>>>

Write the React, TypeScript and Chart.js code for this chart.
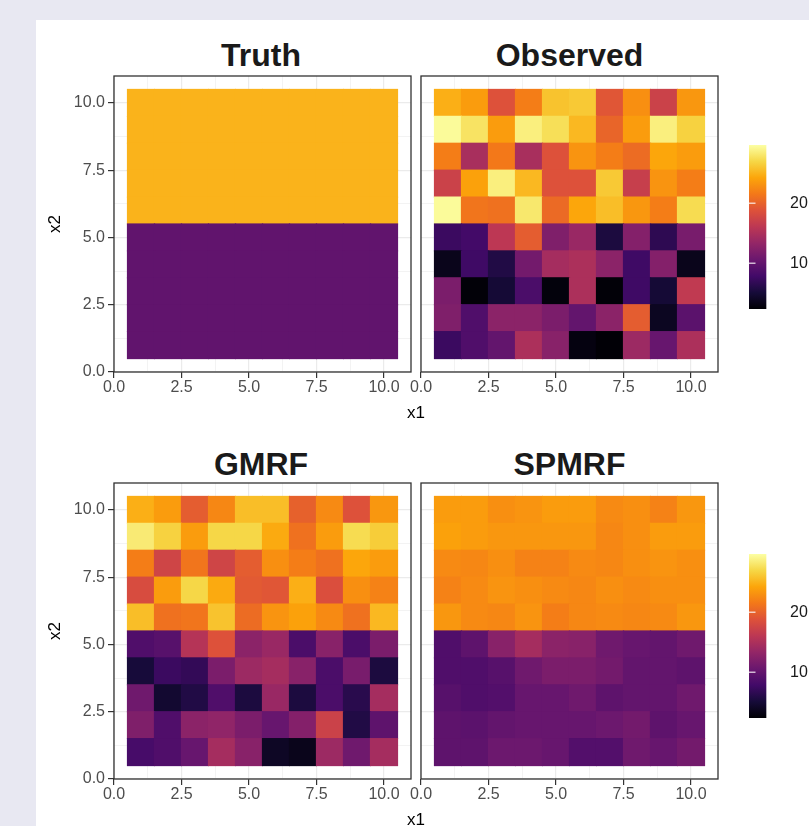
import React, { useEffect, useRef } from 'react';
import { Chart, registerables } from 'chart.js';

Chart.register(...registerables);
Chart.defaults.font.family = "'Liberation Sans', Arial, Helvetica, sans-serif";

// ---------------- data ----------------
const X_CELLS = [1, 2, 3, 4, 5, 6, 7, 8, 9, 10];
const Y_ROWS = [10, 9, 8, 7, 6, 5, 4, 3, 2, 1]; // rows listed top to bottom

const TRUTH = [
  [25, 25, 25, 25, 25, 25, 25, 25, 25, 25],
  [25, 25, 25, 25, 25, 25, 25, 25, 25, 25],
  [25, 25, 25, 25, 25, 25, 25, 25, 25, 25],
  [25, 25, 25, 25, 25, 25, 25, 25, 25, 25],
  [25, 25, 25, 25, 25, 25, 25, 25, 25, 25],
  [10, 10, 10, 10, 10, 10, 10, 10, 10, 10],
  [10, 10, 10, 10, 10, 10, 10, 10, 10, 10],
  [10, 10, 10, 10, 10, 10, 10, 10, 10, 10],
  [10, 10, 10, 10, 10, 10, 10, 10, 10, 10],
  [10, 10, 10, 10, 10, 10, 10, 10, 10, 10],
];

const OBSERVED = [
  [24.8, 23.7, 18.8, 21.8, 25.9, 26.2, 19.1, 22.9, 17.2, 23.4],
  [29.4, 27.8, 23.7, 28.6, 27.5, 25.3, 20.2, 23.7, 28.6, 26.7],
  [21.8, 14.7, 21.5, 14.7, 18.8, 23.2, 21.8, 20.7, 24.3, 23.7],
  [17.2, 24.0, 28.6, 25.3, 18.8, 18.8, 26.2, 16.9, 23.2, 21.8],
  [29.4, 21.3, 21.0, 28.1, 20.5, 24.3, 25.6, 23.4, 21.8, 27.3],
  [7.4, 7.9, 16.1, 19.6, 12.0, 13.7, 5.5, 12.3, 6.6, 11.5],
  [3.6, 7.7, 5.8, 11.2, 14.5, 15.0, 12.8, 7.7, 12.3, 3.6],
  [11.7, 2.6, 5.0, 8.5, 2.8, 15.0, 2.6, 7.7, 5.0, 16.4],
  [12.0, 8.8, 12.8, 12.8, 11.7, 10.1, 12.8, 19.6, 3.9, 9.6],
  [7.4, 8.8, 10.1, 15.0, 12.6, 3.0, 2.5, 13.9, 10.4, 15.0],
];

const GMRF = [
  [24.8, 23.7, 19.6, 22.4, 25.6, 25.6, 19.9, 22.6, 18.8, 23.4],
  [28.3, 26.7, 23.7, 27.0, 27.0, 24.5, 21.0, 23.7, 27.3, 26.4],
  [21.8, 17.5, 21.3, 17.5, 19.6, 22.9, 21.8, 21.0, 24.3, 23.7],
  [18.3, 23.7, 27.0, 24.5, 19.4, 19.1, 24.8, 18.5, 22.9, 22.1],
  [25.6, 21.0, 21.3, 25.9, 20.7, 23.2, 24.0, 22.6, 21.0, 25.3],
  [8.8, 9.3, 15.6, 18.8, 12.8, 13.7, 8.5, 12.6, 8.5, 11.7],
  [5.2, 7.4, 6.9, 11.7, 13.9, 14.5, 12.6, 8.5, 11.5, 5.5],
  [10.9, 4.7, 5.8, 8.8, 5.5, 13.7, 5.5, 8.5, 6.3, 14.5],
  [12.0, 8.8, 12.8, 13.1, 11.7, 10.4, 12.3, 17.2, 5.8, 9.8],
  [8.2, 8.8, 10.4, 14.5, 12.6, 4.1, 3.6, 13.9, 10.9, 14.5],
];

const SPMRF = [
  [23.7, 23.7, 22.9, 23.2, 23.7, 23.7, 22.6, 22.9, 22.1, 23.4],
  [24.0, 23.7, 23.4, 23.4, 23.4, 23.4, 22.4, 22.9, 23.7, 23.7],
  [22.6, 22.4, 22.9, 22.1, 22.1, 22.6, 22.4, 22.9, 23.2, 22.9],
  [22.1, 22.6, 23.2, 22.9, 22.6, 22.4, 22.9, 22.6, 22.9, 22.9],
  [23.4, 22.6, 22.4, 23.2, 21.8, 22.4, 22.6, 22.4, 22.6, 23.4],
  [8.8, 9.8, 12.6, 14.5, 12.8, 12.6, 10.9, 10.4, 10.1, 10.9],
  [8.8, 8.8, 9.3, 10.9, 11.7, 11.7, 11.2, 10.1, 10.1, 9.8],
  [9.3, 8.8, 9.0, 10.4, 10.4, 10.9, 9.8, 10.1, 10.1, 10.9],
  [9.8, 9.6, 10.1, 10.4, 10.4, 10.4, 10.7, 11.2, 9.8, 10.4],
  [9.8, 9.8, 10.7, 10.7, 10.4, 9.0, 9.0, 10.9, 10.4, 11.2],
];

const AXIS_TICKS = [0, 1.25, 2.5, 3.75, 5, 6.25, 7.5, 8.75, 10];
const MAJOR_TICKS = [0, 2.5, 5, 7.5, 10];
const AXIS_RANGE = [0, 11];
const LEGEND_TICKS = [10, 20];
const COLOR_LIMITS = [2.4, 29.7];

const INFERNO = [
  '#000004', '#160b39', '#420a68', '#6a176e', '#932667', '#bc3754',
  '#dd513a', '#f37819', '#fca50a', '#f6d746', '#fcffa4',
];

// ---------------- helpers ----------------
const FONT = "'Liberation Sans', Arial, Helvetica, sans-serif";

function hexToRgb(h: string) {
  const n = parseInt(h.slice(1), 16);
  return [(n >> 16) & 255, (n >> 8) & 255, n & 255];
}

function infernoColor(t: number) {
  const tt = Math.max(0, Math.min(1, t));
  const n = INFERNO.length - 1;
  const p = tt * n;
  const i = Math.min(n - 1, Math.floor(p));
  const f = p - i;
  const a = hexToRgb(INFERNO[i]);
  const b = hexToRgb(INFERNO[i + 1]);
  const c = a.map((v, k) => Math.round(v + (b[k] - v) * f));
  return `rgb(${c[0]},${c[1]},${c[2]})`;
}

function valueColor(v: number) {
  return infernoColor((v - COLOR_LIMITS[0]) / (COLOR_LIMITS[1] - COLOR_LIMITS[0]));
}

const isMajor = (v: any) => MAJOR_TICKS.includes(v);

function zeroPadding(s: any) {
  s.paddingTop = 0;
  s.paddingBottom = 0;
  s.paddingLeft = 0;
  s.paddingRight = 0;
}

const panelBorder = {
  id: 'panelBorder',
  afterDatasetsDraw(chart: any) {
    const { ctx, chartArea: a } = chart;
    ctx.save();
    ctx.strokeStyle = '#333333';
    ctx.lineWidth = 1.3;
    ctx.strokeRect(a.left, a.top, a.right - a.left, a.bottom - a.top);
    ctx.restore();
  },
};

const legendTicks = {
  id: 'legendTicks',
  afterDatasetsDraw(chart: any) {
    const { ctx, chartArea: a, scales } = chart;
    const y = scales.y;
    ctx.save();
    ctx.strokeStyle = 'rgba(255,255,255,0.7)';
    ctx.lineWidth = 1.5;
    LEGEND_TICKS.forEach((v) => {
      const py = y.getPixelForValue(v);
      ctx.beginPath();
      ctx.moveTo(a.left, py);
      ctx.lineTo(a.left + 6.5, py);
      ctx.moveTo(a.right - 6.5, py);
      ctx.lineTo(a.right, py);
      ctx.stroke();
    });
    ctx.restore();
  },
};

function gridOptions(drawTicks: boolean) {
  return {
    offset: false,
    color: '#ebebeb',
    lineWidth: (c: any) => (isMajor(c.tick && c.tick.value) ? 1.2 : 0.6),
    drawTicks,
    tickLength: drawTicks ? 6 : 0,
    tickWidth: 1.2,
    tickColor: (c: any) => (isMajor(c.tick && c.tick.value) ? '#333333' : 'rgba(0,0,0,0)'),
  };
}

type PanelProps = {
  grid: number[][];
  left: number;
  top: number;
  width: number;
  height: number;
  yAxisWidth: number;
  showY: boolean;
};

function Panel({ grid, left, top, width, height, yAxisWidth, showY }: PanelProps) {
  const ref = useRef<HTMLCanvasElement>(null);
  useEffect(() => {
    const data: any[] = [];
    const colors: string[] = [];
    grid.forEach((row, r) =>
      row.forEach((v, c) => {
        data.push({ x: X_CELLS[c], y: [Y_ROWS[r] - 0.5, Y_ROWS[r] + 0.5] });
        colors.push(valueColor(v));
      })
    );
    const tickFont = { size: 16, family: FONT };
    const chart = new Chart(ref.current as HTMLCanvasElement, {
      type: 'bar',
      data: {
        datasets: [
          {
            data,
            backgroundColor: colors,
            borderWidth: 0,
            barPercentage: 1,
            categoryPercentage: 1,
            grouped: false,
            inflateAmount: 0.6,
          } as any,
        ],
      },
      options: {
        animation: false,
        responsive: false,
        maintainAspectRatio: false,
        layout: { padding: { top: 6, right: 4, bottom: 0, left: 0 } },
        plugins: { legend: { display: false }, tooltip: { enabled: false }, title: { display: false } },
        scales: {
          x: {
            type: 'linear',
            min: AXIS_RANGE[0],
            max: AXIS_RANGE[1],
            offset: false,
            afterBuildTicks: (s: any) => {
              s.ticks = AXIS_TICKS.map((v) => ({ value: v }));
            },
            afterFit: (s: any) => {
              s.height = 43;
              zeroPadding(s);
            },
            grid: gridOptions(true) as any,
            border: { display: false },
            ticks: {
              autoSkip: false,
              maxRotation: 0,
              minRotation: 0,
              padding: 0,
              color: '#4d4d4d',
              font: tickFont,
              callback: (v: any) => (isMajor(v) ? Number(v).toFixed(1) : ''),
            },
          },
          y: {
            type: 'linear',
            min: AXIS_RANGE[0],
            max: AXIS_RANGE[1],
            afterBuildTicks: (s: any) => {
              s.ticks = AXIS_TICKS.map((v) => ({ value: v }));
            },
            afterFit: (s: any) => {
              s.width = yAxisWidth;
              zeroPadding(s);
            },
            grid: gridOptions(showY) as any,
            border: { display: false },
            ticks: {
              display: showY,
              autoSkip: false,
              padding: 3,
              color: '#4d4d4d',
              font: tickFont,
              callback: (v: any) => (isMajor(v) ? Number(v).toFixed(1) : ''),
            },
          },
        } as any,
      },
      plugins: [panelBorder],
    });
    return () => chart.destroy();
  }, [grid, yAxisWidth, showY]);
  return (
    <canvas
      ref={ref}
      width={width}
      height={height}
      style={{ position: 'absolute', left, top, width, height }}
    />
  );
}

function ColorBar({ left, top }: { left: number; top: number }) {
  const ref = useRef<HTMLCanvasElement>(null);
  useEffect(() => {
    const chart = new Chart(ref.current as HTMLCanvasElement, {
      type: 'bar',
      data: {
        labels: [''],
        datasets: [
          {
            data: [COLOR_LIMITS as any],
            borderWidth: 0,
            barPercentage: 1,
            categoryPercentage: 1,
            backgroundColor: (c: any) => {
              const ch = c.chart;
              const ys = ch.scales && ch.scales.y;
              if (!ch.chartArea || !ys) return INFERNO[5];
              const g = ch.ctx.createLinearGradient(
                0,
                ys.getPixelForValue(COLOR_LIMITS[0]),
                0,
                ys.getPixelForValue(COLOR_LIMITS[1])
              );
              INFERNO.forEach((col, i) => g.addColorStop(i / (INFERNO.length - 1), col));
              return g;
            },
          } as any,
        ],
      },
      options: {
        animation: false,
        responsive: false,
        maintainAspectRatio: false,
        layout: { padding: { top: 10, right: 0, bottom: 11, left: 9 } },
        plugins: { legend: { display: false }, tooltip: { enabled: false } },
        scales: {
          x: { display: false, offset: false, grid: { offset: false } },
          y: {
            position: 'right',
            min: COLOR_LIMITS[0],
            max: COLOR_LIMITS[1],
            afterBuildTicks: (s: any) => {
              s.ticks = LEGEND_TICKS.map((v) => ({ value: v }));
            },
            afterFit: (s: any) => {
              s.width = 26;
              zeroPadding(s);
            },
            grid: { display: false, drawTicks: false, tickLength: 0 },
            border: { display: false },
            ticks: { padding: 7, color: '#1a1a1a', font: { size: 16, family: FONT } },
          },
        } as any,
      },
      plugins: [legendTicks],
    });
    return () => chart.destroy();
  }, []);
  return (
    <canvas
      ref={ref}
      width={69}
      height={185}
      style={{ position: 'absolute', left, top, width: 69, height: 185 }}
    />
  );
}

function Label({ text, cx, top, size, bold }: { text: string; cx: number; top: number; size: number; bold?: boolean }) {
  return (
    <div
      style={{
        position: 'absolute',
        left: cx - 150,
        top,
        width: 300,
        textAlign: 'center',
        fontFamily: FONT,
        fontSize: size,
        fontWeight: bold ? 700 : 400,
        lineHeight: bold ? '36px' : '20px',
        color: bold ? '#1a1a1a' : '#000000',
        whiteSpace: 'nowrap',
      }}
    >
      {text}
    </div>
  );
}

function YTitle({ text, cx, cy }: { text: string; cx: number; cy: number }) {
  return (
    <div
      style={{
        position: 'absolute',
        left: cx - 50,
        top: cy - 10,
        width: 100,
        height: 20,
        lineHeight: '20px',
        textAlign: 'center',
        fontFamily: FONT,
        fontSize: 17,
        color: '#000000',
        transform: 'rotate(-90deg)',
        transformOrigin: '50% 50%',
      }}
    >
      {text}
    </div>
  );
}

export default function App() {
  const ROW2 = 407;
  return (
    <div
      style={{
        position: 'fixed',
        left: 0,
        top: 0,
        width: 809,
        height: 826,
        background: '#e8e8f2',
        overflow: 'hidden',
      }}
    >
      <div style={{ position: 'absolute', left: 36, top: 20, right: 0, bottom: 0, background: '#ffffff' }} />

      <Label text="Truth" cx={261} top={36.5} size={32} bold />
      <Label text="Observed" cx={569.5} top={36.5} size={32} bold />
      <Panel grid={TRUTH} left={40} top={70} width={375} height={345} yAxisWidth={74} showY />
      <Panel grid={OBSERVED} left={400} top={70} width={322} height={345} yAxisWidth={21} showY={false} />
      <ColorBar left={740} top={135} />
      <Label text="x1" cx={416} top={402.7} size={17} />
      <YTitle text="x2" cx={55} cy={224} />

      <Label text="GMRF" cx={261} top={36.5 + ROW2 + 2} size={32} bold />
      <Label text="SPMRF" cx={569.5} top={36.5 + ROW2 + 2} size={32} bold />
      <Panel grid={GMRF} left={40} top={70 + ROW2} width={375} height={345} yAxisWidth={74} showY />
      <Panel grid={SPMRF} left={400} top={70 + ROW2} width={322} height={345} yAxisWidth={21} showY={false} />
      <ColorBar left={740} top={135 + ROW2 + 2} />
      <Label text="x1" cx={416} top={402.7 + ROW2} size={17} />
      <YTitle text="x2" cx={55} cy={224 + ROW2} />
    </div>
  );
}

<<<

**What the task requires**
Would you reproduce the lines above, from the very first through the line containing "top to bottom", exactly and without the pictures?

**Result of this task**
Write the React, TypeScript and Chart.js code for this chart.
import React, { useEffect, useRef } from 'react';
import { Chart, registerables } from 'chart.js';

Chart.register(...registerables);
Chart.defaults.font.family = "'Liberation Sans', Arial, Helvetica, sans-serif";

// ---------------- data ----------------
const X_CELLS = [1, 2, 3, 4, 5, 6, 7, 8, 9, 10];
const Y_ROWS = [10, 9, 8, 7, 6, 5, 4, 3, 2, 1]; // rows listed top to bottom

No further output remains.